All this surprised and saddened me.  What it means I would not attempt to say.  I’m sure there is the judgment of God in it to correct and condemn the sins of men, including His church for her errors and her wasted opportunities.  But I’m sure also there is God’s merciful salvation in it, too; His grace to revive and to renew His church after her chastening.

But in this connection, I must mention that there has also come a joyous surprise to me in the recent hurricane of what I count to be counter-clock-wise theological winds: from our Idlewild congregation we have seen more of our choice young people offering themselves for church vocation and going away to seminary during the past five years than the congregation has produced in all the rest of its history put together.

Finally, I must admit that of all my surprises encountered as I have tried to raise the God question during 40 years in the ministry – though the most dramatic occurred in the area of race relations, and the most saddening in the changing, fitful winds of theological climate – surely the most exciting surprises have occurred in the realm of public and private morality. My, what jungles and zoos we’ve been through the last few years: situation ethics, relative morality, co-ed dormitories, group sex, election campaign committees for dirty tricks, Watergate trials, hush-money payments, obstruction of justice by the highest of our officials.
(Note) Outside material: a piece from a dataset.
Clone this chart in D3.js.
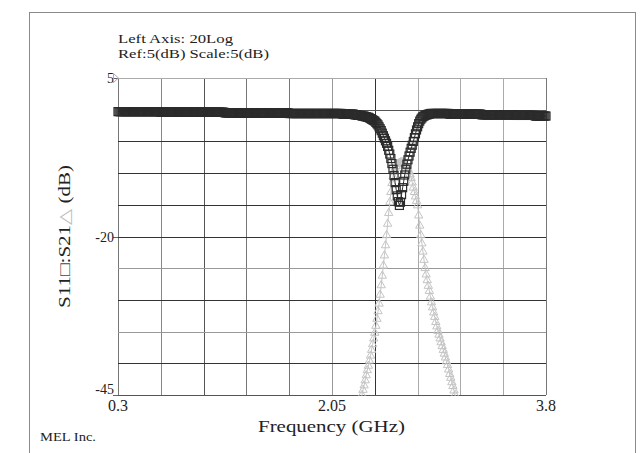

My surprise at the disclosure in recent months of the sorry and shabby condition of American morality – public and private – has been exceeded only by my awed reverence at history’s reaffirmation of the everlasting regnancy of the Biblical principles of right and wrong, of justice and truth.

Whatever permissiveness we’ve been through for ourselves – however we’ve excused our political party’s or our businesses’ ethically shoddy procedures by mumbling, “Look at what the other side is doing,” we know that no Republic and no individual character can stand unless it squares with what God has revealed through His prophets and Apostles and law givers and His own Son as the divine measurements for human life.

Never before had it been so clearly revealed to me how deplorably ignorant and chaotically confused the American people are on basic morality and ethics than it was on that memorable Sunday when President Ford granted ex-president Nixon a full pardon.  Immediately the whole nation was in an uproar.  Some were saying Ford did a gracious and courageous thing.  Others, just a forcefully, were contending that he had done a stupid and unjust thing.  The rumblings and reverberations still continue, even as recently as last Friday’s sentencing in Judge Sirica’s courtroom.

The whole fiasco has revealed the abysmal ignorance, of people in responsible places as well as in the general public, about the Judean-Christian theology of forgiveness and reconciliation; of how to meet the necessary conditions before forgiveness can be granted and reconciliation take place; which conditions scripturally, invariably are: repentance, contrition, open avowal of the specific wrong done, and beginning to perform acts of restitution.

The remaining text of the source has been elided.